Thursday, October 31, 2019

Holism, Atomism, Morality

The Subject-Object relation is fundamentally Epistemological, and Epistemology is fundamentally a Subjective process.  So, to classify Spinoza as an Objectivist is still Subjectivist.  Thus, more accurate, is that he is a Holist, whereas the systems of most of his peers in the era is Atomist.  His Substance-Mode relation is that of Whole-Part, so accordingly, his 'Intuition of God' is the awareness of a Mode that it is a part of the whole.  Knowledge is Holistic, so that the shortcoming, which he calls 'inadequacy' of most perceptions, including sensations, is that they present only parts of a whole, and that error consists in taking a Part as a Whole.  Similarly, the shortcoming of Pleasures is that they are only parts of a whole Good, and behavior or Moral error consists in treating as if they were sufficient as motivation.  Thus, the 'Intuition of God' in his doctrine is liberating because the awareness of the Whole frees behavior from an erroneous perceptions of external influences, facilitating control over how to proceed.  So, his Ethics is opposed to both the predominant Rationalist and Empiricist varieties of Atomist Morality.  For example, Kant's Atomist Rationalism consists in an individual person conceiving themselves as an Instance of a Universal, not as a Part of a Whole.  Thus, the irony of his charge that Spinoza's virtuous Part is deficient in Happiness is that, to the contrast, it is his virtuous Atom who is so deficient, i. e. because it can never experience the exhilaration of discovering that it is part of Whole, the alienation from which is only inadequately compensated for by a divine reward.
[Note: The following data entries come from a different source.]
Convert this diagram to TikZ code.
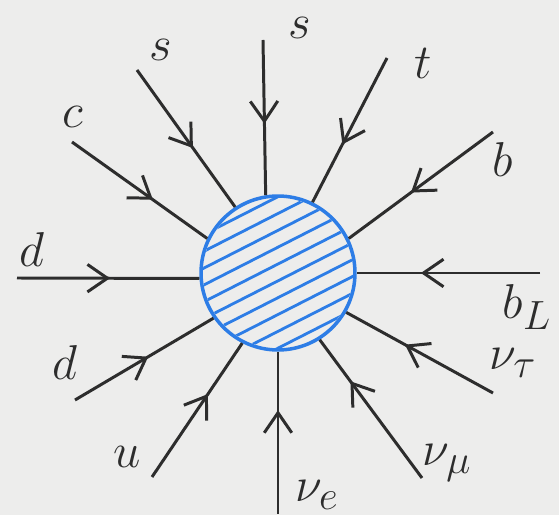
\documentclass[tikz,border=0pt]{standalone}
\usepackage{tikz}
\usetikzlibrary{arrows.meta, decorations.markings}
\definecolor{inkblue}{RGB}{45,125,230}
\definecolor{ink}{RGB}{45,45,45}
\definecolor{paper}{RGB}{237,237,236}

\begin{document}
\begin{tikzpicture}[x=0.02cm, y=-0.02cm,
  blob/.style={circle, draw=inkblue, line width=2pt, minimum size=3.08cm, inner sep=0pt},
  hatch/.style={draw=inkblue, line width=1.6pt},
  leg/.style={draw=ink, line width=1.7pt, postaction={decorate},
    decoration={markings, mark=at position #1 with {\arrow[ink, line width=1.7pt]{Straight Barb[length=4mm, width=5.5mm]}}}},
  leg/.default=0.6,
  lbl/.style={font=\Huge, text=ink, scale=1.12, transform shape}
]
  \fill[paper] (0,0) rectangle (559,515);

  % central blob
  \node[blob] (blob) at (278,273) {};
  \begin{scope}
    \clip (blob.center) circle (1.5cm);
    \begin{scope}[shift={(blob.center)}, rotate=27]
      \foreach \k in {-5,...,4}
        \draw[hatch] (-90,\k*15+7) -- (90,\k*15+7);
    \end{scope}
  \end{scope}

  % outer ends of the legs
  \coordinate (c) at (72,142);
  \coordinate (s1) at (137,70);
  \coordinate (s2) at (263,40);
  \coordinate (t) at (387,58);
  \coordinate (b) at (493,132);
  \coordinate (bL) at (540,273);
  \coordinate (nutau) at (493,393);
  \coordinate (numu) at (422,478);
  \coordinate (nue) at (278,514);
  \coordinate (u) at (152,477);
  \coordinate (d1) at (75,400);
  \coordinate (d2) at (17,278);

  \draw[leg] (c) -- (blob.154);
  \draw[leg=0.57] (s1) -- (blob.123);
  \draw[leg=0.54] (s2) -- (blob.99);
  \draw[leg] (t) -- (blob.64);
  \draw[leg=0.57] (b) -- (blob.26);
  \draw[leg=0.65] (bL) -- (blob.0);
  \draw[leg] (nutau) -- (blob.-30);
  \draw[leg=0.7] (numu) -- (blob.-58);
  \draw[leg=0.64] (nue) -- (blob.-90);
  \draw[leg=0.62] (u) -- (blob.-117);
  \draw[leg=0.53] (d1) -- (blob.-145);
  \draw[leg=0.51] (d2) -- (blob.-176);

  % labels
  \node[lbl] (c-lab) at (73,117) {$c$};
  \node[lbl] (s1-lab) at (161,50) {$s$};
  \node[lbl] (s2-lab) at (300,28) {$s$};
  \node[lbl] (t-lab) at (423,63) {$t$};
  \node[lbl] (b-lab) at (503,160) {$b$};
  \node[lbl] (bL-lab) at (527,307) {$b_L$};
  \node[lbl] (nutau-lab) at (513,363) {$\nu_\tau$};
  \node[lbl] (numu-lab) at (447,463) {$\nu_\mu$};
  \node[lbl] (nue-lab) at (317,495) {$\nu_e$};
  \node[lbl] (u-lab) at (127,457) {$u$};
  \node[lbl] (d1-lab) at (65,363) {$d$};
  \node[lbl] (d2-lab) at (32,250) {$d$};
\end{tikzpicture}
\end{document}
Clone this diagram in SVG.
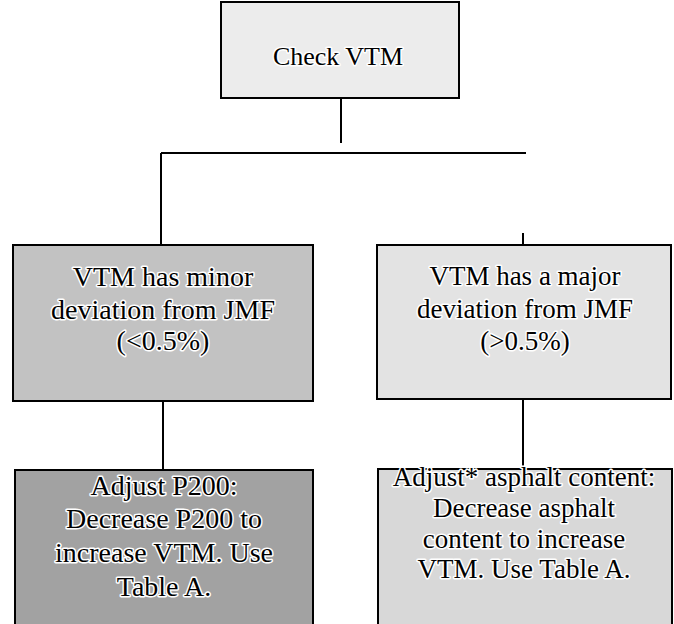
<svg xmlns="http://www.w3.org/2000/svg" width="674" height="624" viewBox="0 0 674 624">
<style>
.box{stroke:#000;stroke-width:2;}
.t{font-family:"Liberation Serif","Times New Roman",serif;fill:#000;text-anchor:middle;stroke:#fff;stroke-width:3;paint-order:stroke;stroke-linejoin:round;}
.c{stroke:#000;stroke-width:2;fill:none;}
</style>
<rect width="674" height="624" fill="#fff"/>
<g id="connectors">
<line class="c" x1="341" y1="98" x2="341" y2="143"/>
<line class="c" x1="161" y1="153" x2="526" y2="153"/>
<line class="c" x1="161" y1="153" x2="161" y2="245"/>
<line class="c" x1="523" y1="233" x2="523" y2="245"/>
<line class="c" x1="163" y1="401" x2="163" y2="470"/>
<line class="c" x1="523" y1="399" x2="523" y2="469"/>
</g>
<g id="check">
<rect class="box" x="221" y="2" width="238" height="96" fill="#ececec"/>
<text class="t" x="338" y="65" font-size="26">Check VTM</text>
</g>
<g id="minor">
<rect class="box" x="13" y="245" width="300" height="156" fill="#c2c2c2"/>
<text class="t" font-size="28"><tspan x="163" y="286">VTM has minor</tspan><tspan x="163" y="319">deviation from JMF</tspan><tspan x="163" y="350">(&lt;0.5%)</tspan></text>
</g>
<g id="major">
<rect class="box" x="377" y="245" width="294" height="154" fill="#e3e3e3"/>
<text class="t" font-size="27"><tspan x="525" y="285">VTM has a major</tspan><tspan x="525" y="318">deviation from JMF</tspan><tspan x="525" y="350">(&gt;0.5%)</tspan></text>
</g>
<g id="adjust-p200">
<rect class="box" x="15" y="470" width="298" height="160" fill="#a2a2a2"/>
<text class="t" font-size="28"><tspan x="164" y="495">Adjust P200:</tspan><tspan x="164" y="528">Decrease P200 to</tspan><tspan x="164" y="562">increase VTM. Use</tspan><tspan x="164" y="596">Table A.</tspan></text>
</g>
<g id="adjust-asphalt">
<rect class="box" x="378" y="469" width="294" height="160" fill="#d8d8d8"/>
<text class="t" font-size="27"><tspan x="524" y="486">Adjust* asphalt content:</tspan><tspan x="524" y="517">Decrease asphalt</tspan><tspan x="524" y="548">content to increase</tspan><tspan x="524" y="578">VTM. Use Table A.</tspan></text>
</g>
</svg>
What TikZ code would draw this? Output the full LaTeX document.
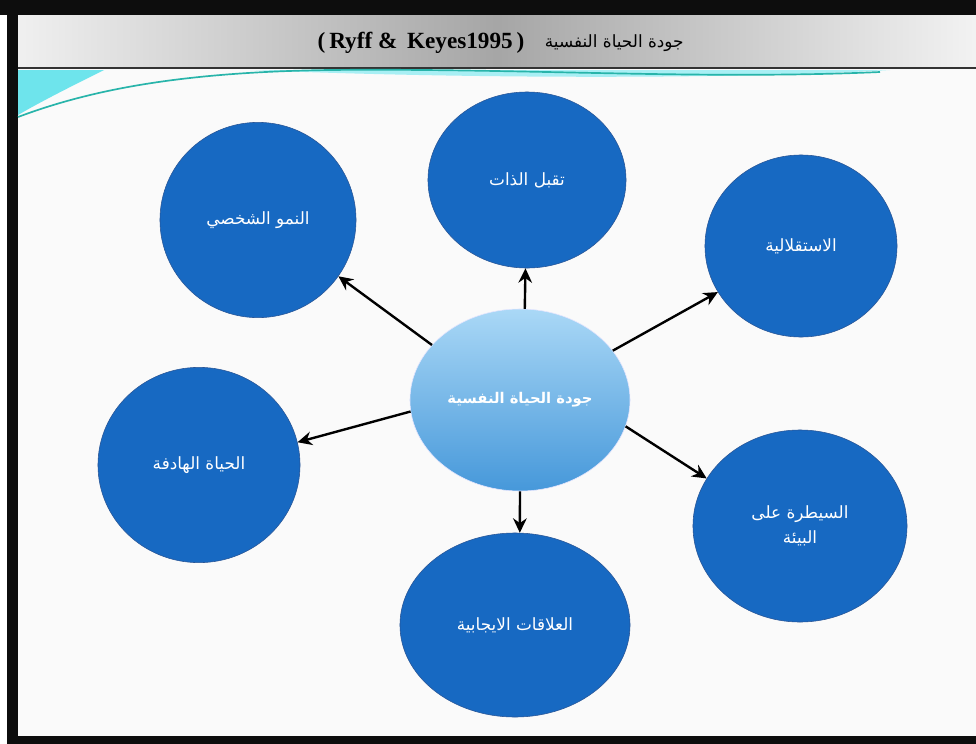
\documentclass[tikz,border=0pt]{standalone}
\usepackage{fontspec}
\setmainfont{Liberation Serif}
\newfontfamily\arabicfont[Script=Arabic]{DejaVu Sans}
\TeXXeTstate=1
\usepackage{tikz}
\usetikzlibrary{
	arrows.meta,
	positioning,
	shapes.geometric,
}
\definecolor{circblue}{RGB}{23,105,194}
\definecolor{circedge}{RGB}{40,85,150}
\definecolor{waveteal}{RGB}{40,180,170}
\definecolor{wavecyan}{RGB}{110,228,236}
\newcommand{\artext}[1]{{\arabicfont\beginR #1\endR}}
\tikzset{area node/.style={
	draw=circedge,
	ellipse,
	fill=circblue,
	inner sep=0mm,
	text=white,
	font=\fontsize{12}{18}\selectfont,
	align=center,
	thin,
}}
\tikzset{main node/.style={
	ellipse,
	draw=blue!10,
	top color={rgb,255:red,170;green,216;blue,246},
	bottom color={rgb,255:red,70;green,152;blue,218},
	inner sep=0mm,
	text=white,
	font=\fontsize{10.5}{13}\selectfont\bfseries,
	minimum width=5.5cm,
	minimum height=4.55cm,
}}
\tikzset{link/.style={
	-{Stealth[length=3.6mm,width=3.4mm]},
	line width=1.7pt,
	black,
}}
\begin{document}
\begin{tikzpicture}[x=0.025cm,y=-0.025cm]
\useasboundingbox (0,0) rectangle (976,744);

% frame and title bar
\fill[black!95] (0,0) rectangle (976,744);
\fill[white] (0,15) rectangle (7,744);
\fill[white!98!black] (18,69) rectangle (976,736);
\shade[left color=white!94!black, right color=white!95!black, middle color=black!35]
	(18,15) rectangle (976,67);
\fill[black!80] (18,67) rectangle (976,69);
\node[inner sep=0pt, font=\fontsize{16.5}{19}\selectfont\bfseries] (title) at (421,43)
	{(\,Ryff \& \,Keyes1995\,)};
\node[inner sep=0pt, right=5mm of title, font=\fontsize{12}{14}\selectfont] (titlear)
	{\artext{جودة الحياة النفسية}};

% wave
\fill[wavecyan] (18,70) -- (104,70) .. controls (72,86) and (42,101) .. (18,115) -- cycle;
\fill[wavecyan!60] (250,70) .. controls (500,80) and (760,78) .. (890,70) -- cycle;
\draw[waveteal, line width=1.2pt] (18,117) .. controls (90,90) and (180,72) .. (330,70)
	.. controls (520,68) and (700,80) .. (880,72);

% nodes
\node[main node] (c) at (520,400) {\artext{جودة الحياة النفسية}};

\node[area node, minimum width=4.95cm, minimum height=4.4cm] (t) at (527,180) {\artext{تقبل الذات}};
\node[area node, minimum width=4.9cm, minimum height=4.88cm] (tl) at (258,220) {\artext{النمو الشخصي}};
\node[area node, minimum width=4.8cm, minimum height=4.55cm] (tr) at (801,246) {\artext{الاستقلالية}};
\node[area node, minimum width=5.05cm, minimum height=4.88cm] (l) at (199,465) {\artext{الحياة الهادفة}};
\node[area node, minimum width=5.75cm, minimum height=4.6cm] (b) at (515,625) {\artext{العلاقات الايجابية}};
\node[area node, minimum width=5.35cm, minimum height=4.8cm] (br) at (800,526)
	{\artext{السيطرة على}\\\artext{البيئة}};

% center -> areas
\draw[link] (c.87) -- (t.-91);
\draw[link] (c.148) -- (tl.-35);
\draw[link] (c.28) -- (tr.-151);
\draw[link] (c.186) -- (l.13);
\draw[link] (c.-90) -- (b.87);
\draw[link] (c.-14) -- (br.153);

\end{tikzpicture}
\end{document}
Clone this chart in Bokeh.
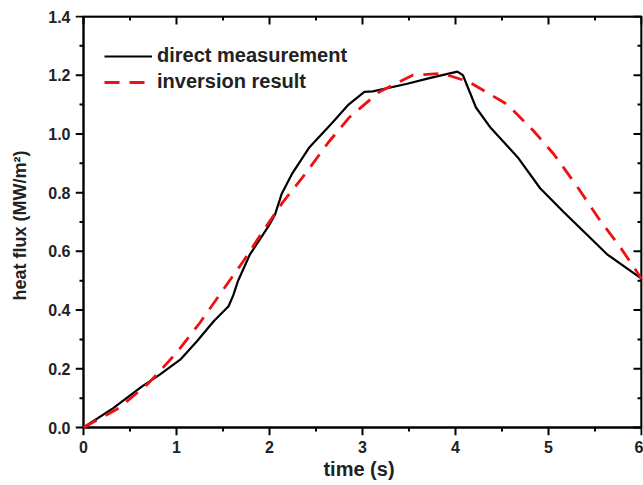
from bokeh.plotting import figure
from bokeh.models import (Range1d, FixedTicker, PrintfTickFormatter, Legend, LegendItem)
from bokeh.embed import file_html
from bokeh.resources import INLINE

time_direct = [0, 0.32, 0.63, 0.82, 1.04, 1.22, 1.40, 1.56, 1.61, 1.66, 1.79, 1.99, 2.06, 2.13,
               2.24, 2.43, 2.68, 2.85, 3.02, 3.11, 3.47, 3.72, 4.02, 4.08, 4.22, 4.38, 4.67,
               4.91, 5.16, 5.42, 5.63, 6.0]
flux_direct = [0, 0.066, 0.14, 0.18, 0.231, 0.294, 0.362, 0.413, 0.45, 0.498, 0.59, 0.686, 0.726,
               0.795, 0.863, 0.955, 1.04, 1.10, 1.143, 1.145, 1.17, 1.19, 1.212, 1.2, 1.09, 1.02,
               0.92, 0.815, 0.735, 0.655, 0.59, 0.507]

time_inv = [0, 0.38, 0.70, 1.0, 1.25, 1.49, 1.72, 1.93, 2.14, 2.38, 2.63, 2.86, 3.18, 3.54,
            3.86, 4.14, 4.56, 4.84, 5.06, 5.31, 5.54, 5.77, 6.0]
flux_inv = [0, 0.066, 0.151, 0.254, 0.356, 0.464, 0.567, 0.669, 0.766, 0.862, 0.97, 1.057,
            1.143, 1.2, 1.206, 1.178, 1.10, 1.01, 0.93, 0.82, 0.712, 0.615, 0.507]

x_major = [0, 1, 2, 3, 4, 5, 6]
x_minor = [0.5, 1.5, 2.5, 3.5, 4.5, 5.5]
y_major = [0.0, 0.2, 0.4, 0.6, 0.8, 1.0, 1.2, 1.4]
y_minor = [0.1, 0.3, 0.5, 0.7, 0.9, 1.1, 1.3]

FONT = "Liberation Sans"

# layout (pixels)
W, H = 643, 485
BL, BR, BT, BB = 75, 1, 15, 50
TICK, MINOR = 8, 4
frame_w = W - BL - BR
frame_h = H - BT - BB
box_w = frame_w - TICK - 1
box_h = frame_h - TICK - 1
x0, x1 = x_major[0], x_major[-1]
y0, y1 = y_major[0], y_major[-1]
xs = (x1 - x0) / box_w
ys = (y1 - y0) / box_h

p = figure(width=W, height=H, output_backend="svg", toolbar_location=None,
           x_range=Range1d(x0 - TICK * xs, x1 + 1 * xs),
           y_range=Range1d(y0 - TICK * ys, y1 + 1 * ys),
           min_border_left=BL, min_border_right=BR, min_border_top=BT, min_border_bottom=BB)
p.grid.visible = False
p.outline_line_color = None

for ax in (p.xaxis[0], p.yaxis[0]):
    ax.axis_line_color = None
    ax.major_tick_line_color = None
    ax.minor_tick_line_color = None
    ax.major_tick_in = 0
    ax.major_tick_out = 0
    ax.minor_tick_in = 0
    ax.minor_tick_out = 0
    ax.major_label_text_font = FONT
    ax.major_label_text_font_style = "bold"
    ax.major_label_text_font_size = "16px"
    ax.major_label_text_color = "#222222"
    ax.axis_label_text_font = FONT
    ax.axis_label_text_font_style = "bold"
    ax.axis_label_text_color = "#222222"
    ax.major_label_standoff = 5

xa = p.xaxis[0]
xa.ticker = FixedTicker(ticks=x_major)
xa.axis_label = "time (s)"
xa.axis_label_standoff = 2
xa.axis_label_text_font_size = "20px"

ya = p.yaxis[0]
ya.ticker = FixedTicker(ticks=y_major)
ya.formatter = PrintfTickFormatter(format="%.1f")
ya.axis_label = "heat flux (MW/m²)"
ya.axis_label_standoff = 15
ya.axis_label_text_font_size = "18px"

# plot box
p.line([x0, x0, x1, x1, x0], [y0, y1, y1, y0, y0], line_color="black", line_width=2.4)

# tick marks as segments: bottom/left outward, top/right inward
def vticks(xt, ylev, length_px):
    n = len(xt)
    p.segment(x0=xt, y0=[ylev] * n, x1=xt, y1=[ylev - length_px * ys] * n,
              line_color="black", line_width=2)

def hticks(yt, xlev, length_px):
    n = len(yt)
    p.segment(x0=[xlev] * n, y0=yt, x1=[xlev - length_px * xs] * n, y1=yt,
              line_color="black", line_width=2)

vticks(x_major, y0, TICK)
vticks(x_minor, y0, MINOR)
vticks(x_major, y1, TICK)
vticks(x_minor, y1, MINOR)
hticks(y_major, x0, TICK)
hticks(y_minor, x0, MINOR)
hticks(y_major, x1, TICK)
hticks(y_minor, x1, MINOR)

r1 = p.line(time_direct, flux_direct, line_color="black", line_width=2.2)
r2 = p.line(time_inv, flux_inv, line_color="#ee1111", line_width=2.8, line_dash="15 10")

legend = Legend(items=[LegendItem(label="direct measurement", renderers=[r1]),
                       LegendItem(label="inversion result", renderers=[r2])],
                location="top_left")
legend.border_line_color = None
legend.background_fill_alpha = 0
legend.label_text_font = FONT
legend.label_text_font_style = "bold"
legend.label_text_font_size = "20px"
legend.label_text_color = "#222222"
legend.glyph_width = 48
legend.glyph_height = 20
legend.label_standoff = 5
legend.spacing = 3
legend.margin = 29
legend.padding = 3
p.add_layout(legend)

open("out.html", "w").write(file_html(p, INLINE))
Likewise, the Utilitarian Good is constituted by the aggregate of individual Pleasures, not their harmony as a Whole, i. e. as Health.  Plus, Mill's elusive distinction between 'higher' and 'lower' Pleasure is easy to explain as that between a Holist Pleasure vs. a localized Pleasure.  But, as is typical of most of its peers, Rationalist and Empiricist, Utilitarianism, as Atomist, cannot accommodate Holist elements, even those that afford simple solutions to vexing problems.